The First Methodist
by Captain Franklin Ellis439
The missionary efforts of the Methodists extended to New Lebanon as early as 1820, services being held at the homes of the members and in school-houses. Later it became a regular appointment in connection with adjoining circuits, the ministry of that period being Revs. Howe, Hazelton, Cooper, and Thomas Kendall, a local preacher. Among the early members were Joseph Cole, John Gardner, Ezra Spier, Sr., David Fellows, Jesse Hand, William Hunt, Pliny Gould; and later, Elias Richmond, Marshall Sherman, Alfred Webster, Lyman Johnson, and Thomas W. Sloan.
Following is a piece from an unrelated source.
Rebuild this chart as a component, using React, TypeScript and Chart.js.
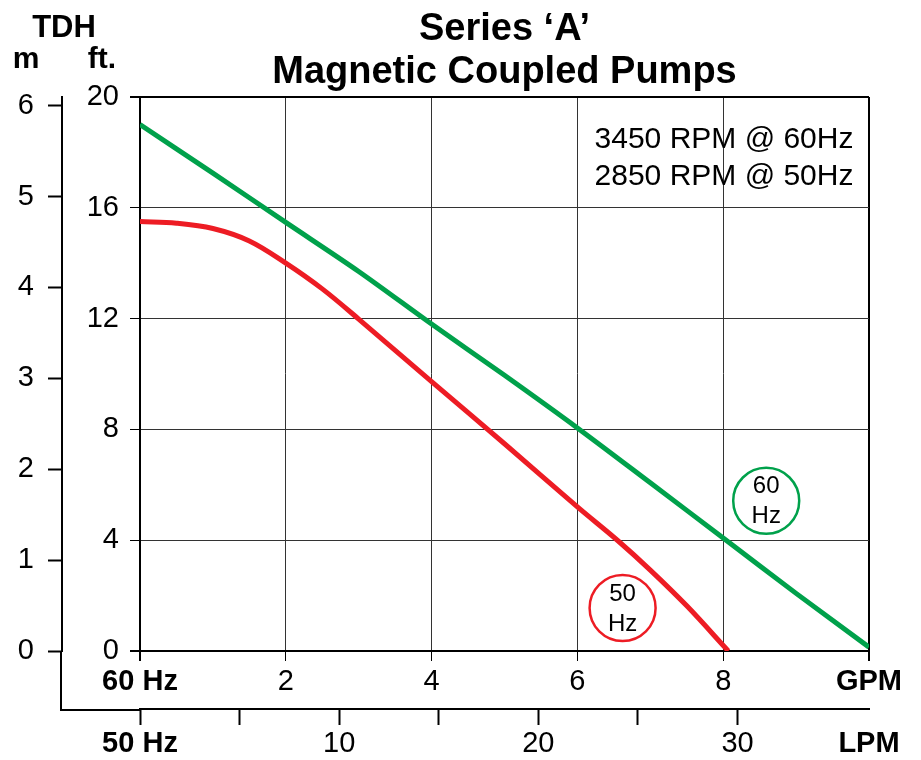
import React, { useEffect, useRef } from 'react';
import { Chart, registerables } from 'chart.js';

Chart.register(...registerables);

// ---------- data ----------
const GPM_TICKS = [0, 2, 4, 6, 8, 10];
const GPM_LABELS = ['60 Hz', '2', '4', '6', '8', 'GPM'];
const LPM_TICKS = [0, 5, 10, 15, 20, 25, 30];
const LPM_LABELS = ['50 Hz', '', '10', '', '20', '', '30'];
const LPM_MAX = 36.6;
const LPM_END_LABEL = 'LPM';
const FT_TICKS = [0, 4, 8, 12, 16, 20];
const M_TICKS = [0, 1, 2, 3, 4, 5, 6];
const FT_PER_M = 3.2808;
const FT_MAX = 20;

const GPM_60 = [0, 1, 2, 3, 4, 5, 6, 7, 8, 9, 10];
const FT_60 = [19.0, 17.25, 15.47, 13.7, 11.8, 9.95, 8.05, 6.07, 4.08, 2.08, 0.14];
const GPM_50 = [0, 0.5, 1, 1.5, 2, 2.5, 3, 4, 5, 6, 6.56, 7, 7.5, 8.07];
const FT_50 = [15.5, 15.44, 15.25, 14.8, 14.0, 13.07, 11.98, 9.72, 7.48, 5.2, 3.97, 2.92, 1.63, 0];

const TITLE_LINES = ['Series \u2018A\u2019', 'Magnetic Coupled Pumps'];
const SPEED_LINES = ['3450 RPM @ 60Hz', '2850 RPM @ 50Hz'];
const HEAD_LABELS = ['TDH', 'm', 'ft.'];
const CURVE_TAGS = [['60', 'Hz'], ['50', 'Hz']];

const GREEN = '#00a14b';
const RED = '#ed1c24';
const FONT = "'Liberation Sans', Arial, Helvetica, sans-serif";
const NUM_SIZE = 29;

const decorPlugin = {
  id: 'decor',
  afterDraw(chart: any) {
    const { ctx, chartArea, scales } = chart;
    const xs = scales.x;
    const ys = scales.y;
    const ym = scales.ym;
    const x2 = scales.x2;
    ctx.save();
    // axis line extensions
    ctx.strokeStyle = '#000';
    ctx.lineWidth = 2;
    ctx.beginPath();
    ctx.moveTo(ym.right - 1, chartArea.bottom);
    ctx.lineTo(ym.right - 1, x2.top + 1);
    ctx.stroke();
    ctx.beginPath();
    ctx.moveTo(ym.right - 2, x2.top + 1);
    ctx.lineTo(chartArea.left, x2.top + 1);
    ctx.stroke();

    // head labels
    ctx.fillStyle = '#000';
    ctx.textAlign = 'center';
    ctx.textBaseline = 'alphabetic';
    ctx.font = `bold 31px ${FONT}`;
    ctx.fillText(HEAD_LABELS[0], 64, 37);
    ctx.font = `bold 30px ${FONT}`;
    ctx.fillText(HEAD_LABELS[1], 26, 68);
    ctx.fillText(HEAD_LABELS[2], 102, 68);

    // speed text
    ctx.font = `30px ${FONT}`;
    ctx.textAlign = 'center';
    const sx = chartArea.right - 145;
    ctx.fillText(SPEED_LINES[0], sx, chartArea.top + 51);
    ctx.fillText(SPEED_LINES[1], sx, chartArea.top + 88);

    // circled tags
    const tags = [
      { lines: CURVE_TAGS[0], gx: 8.59, fy: 5.42, color: GREEN },
      { lines: CURVE_TAGS[1], gx: 6.62, fy: 1.55, color: RED },
    ];
    tags.forEach((t) => {
      const cx = xs.getPixelForValue(t.gx);
      const cy = ys.getPixelForValue(t.fy);
      ctx.beginPath();
      ctx.arc(cx, cy, 33, 0, Math.PI * 2);
      ctx.strokeStyle = t.color;
      ctx.lineWidth = 2.5;
      ctx.stroke();
      ctx.fillStyle = '#000';
      ctx.font = `24px ${FONT}`;
      ctx.textAlign = 'center';
      ctx.textBaseline = 'middle';
      ctx.fillText(t.lines[0], cx, cy - 14);
      ctx.fillText(t.lines[1], cx, cy + 16);
    });
    ctx.restore();
  },
};

export default function App() {
  const ref = useRef<HTMLCanvasElement | null>(null);

  useEffect(() => {
    if (!ref.current) return;
    Chart.defaults.font.family = FONT;
    Chart.defaults.color = '#000';
    const edgeX = (v: number) => v === 0 || v === 10;
    const edgeY = (v: number) => v === 0 || v === 20;

    const chart = new Chart(ref.current, {
      type: 'line',
      data: {
        datasets: [
          {
            label: '60 Hz',
            data: GPM_60.map((g, i) => ({ x: g, y: FT_60[i] })),
            borderColor: GREEN,
            borderWidth: 5,
            pointRadius: 0,
            tension: 0.3,
            fill: false,
          },
          {
            label: '50 Hz',
            data: GPM_50.map((g, i) => ({ x: g, y: FT_50[i] })),
            borderColor: RED,
            borderWidth: 5,
            pointRadius: 0,
            tension: 0.35,
            fill: false,
          },
        ],
      },
      options: {
        responsive: false,
        animation: false,
        devicePixelRatio: 1,
        layout: { padding: { top: 0, left: 0, right: 52, bottom: 0 } },
        plugins: {
          legend: { display: false },
          tooltip: { enabled: false },
          title: {
            display: true,
            text: TITLE_LINES,
            fullSize: false,
            color: '#000',
            font: { size: 38, weight: 'bold', lineHeight: 1.13, family: FONT },
            padding: { top: 8, bottom: 3 },
          },
        },
        scales: {
          x: {
            type: 'linear',
            position: 'bottom',
            weight: 0,
            min: 0,
            max: 10,
            afterBuildTicks: (s: any) => {
              s.ticks = GPM_TICKS.map((v) => ({ value: v }));
            },
            afterFit: (s: any) => {
              s.height = 58;
            },
            ticks: {
              autoSkip: false,
              maxRotation: 0,
              padding: 4,
              color: '#000',
              callback: (v: any) => GPM_LABELS[GPM_TICKS.indexOf(Number(v))],
              font: (c: any) => ({
                size: NUM_SIZE,
                family: FONT,
                weight: c.tick && edgeX(c.tick.value) ? 'bold' : 'normal',
              }),
            },
            grid: {
              color: (c: any) => (c.tick && edgeX(c.tick.value) ? '#000' : '#333'),
              lineWidth: (c: any) => (c.tick && edgeX(c.tick.value) ? 2 : 1),
              tickColor: '#000',
              tickLength: 10,
            },
            border: { color: '#000', width: 2 },
          },
          x2: {
            type: 'linear',
            position: 'bottom',
            weight: 1,
            min: 0,
            max: LPM_MAX,
            afterBuildTicks: (s: any) => {
              s.ticks = [...LPM_TICKS, LPM_MAX].map((v) => ({ value: v }));
            },
            afterFit: (s: any) => {
              s.height = 51;
            },
            ticks: {
              autoSkip: false,
              maxRotation: 0,
              padding: 2,
              color: '#000',
              callback: (v: any) =>
                Number(v) === LPM_MAX ? LPM_END_LABEL : LPM_LABELS[LPM_TICKS.indexOf(Number(v))],
              font: (c: any) => ({
                size: NUM_SIZE,
                family: FONT,
                weight: c.tick && (c.tick.value === 0 || c.tick.value === LPM_MAX) ? 'bold' : 'normal',
              }),
            },
            grid: {
              drawOnChartArea: false,
              tickLength: 16,
              tickWidth: 2,
              tickColor: (c: any) => (c.tick && c.tick.value === LPM_MAX ? 'rgba(0,0,0,0)' : '#000'),
            },
            border: { color: '#000', width: 2 },
          },
          y: {
            type: 'linear',
            position: 'left',
            weight: 0,
            min: 0,
            max: FT_MAX,
            afterBuildTicks: (s: any) => {
              s.ticks = FT_TICKS.map((v) => ({ value: v }));
            },
            afterFit: (s: any) => {
              s.width = 78;
            },
            ticks: {
              padding: 11,
              color: '#000',
              font: { size: NUM_SIZE, family: FONT },
              callback: (v: any) => String(v),
            },
            grid: {
              color: (c: any) => (c.tick && edgeY(c.tick.value) ? '#000' : '#333'),
              lineWidth: (c: any) => (c.tick && edgeY(c.tick.value) ? 2 : 1),
              tickColor: '#000',
              tickLength: 10,
            },
            border: { color: '#000', width: 2 },
          },
          ym: {
            type: 'linear',
            position: 'left',
            weight: 1,
            min: 0,
            max: FT_MAX / FT_PER_M,
            afterBuildTicks: (s: any) => {
              s.ticks = M_TICKS.map((v) => ({ value: v }));
            },
            afterFit: (s: any) => {
              s.width = 62;
            },
            ticks: {
              padding: 14,
              color: '#000',
              font: { size: NUM_SIZE, family: FONT },
              callback: (v: any) => String(v),
            },
            grid: {
              drawOnChartArea: false,
              tickLength: 14,
              tickWidth: 2,
              tickColor: '#000',
            },
            border: { color: '#000', width: 2 },
          },
        },
      },
      plugins: [decorPlugin],
    } as any);
    return () => chart.destroy();
  }, []);

  return (
    <div style={{ position: 'absolute', left: 0, top: 0, width: 921, height: 760, background: '#fff' }}>
      <canvas ref={ref} width={921} height={760} style={{ display: 'block' }} />
    </div>
  );
}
On the 15th day of May, 1835, a legal organization was effected, and Ezra G. Spier, William Haight, and Oran Ticknor chosen as trustees. A meeting-house was erected a few miles south of West Lebanon, which was used until about 1870. Services were also held in what was known as the "Christian Union" church, in the hamlet of West Lebanon. This house became the sole property of the Methodists about 1872, since which regular services in town have been confined to this house. It was remodeled in 1864, and is now a comfortable place of worship. The church is estimated worth $4000, and the parsonage $800. The society is at present connected with several appointments in Rensselaer county in forming a circuit, which is served by the Rev. Caleb A. Stevens. The present members number one hundred and sixty-eight, not including thirty probationers.
The pastoral connection since 1837, when New Lebanon became a separate charge, has been as follows: Revs. D. Starks, William M. Chipps, W. D. Stead, Thomas Kirley, Peter M. Hitchcock, Reuben Westcott, D. Crowl, John W. Belknap, Aaron Hall, R. Washburne, A. Richards, Adam Jones, Thomas McMaster, A. Dixon, John Harwood, Rufus Pratt, Elisha B. Huff, Merritt B. Mead, Asaph Shurtleff, William F. Hurd, David Osgood, E. Morgan, Daniel Rose, W. J. Sands, W. W. Foster, Eri Baker, C. C. Bedell, E. A. Braman, E. A. Blanchard, W. W. Whitney, and the present pastor.
Two Sunday-schools are maintained, having a membership of two hundred scholars.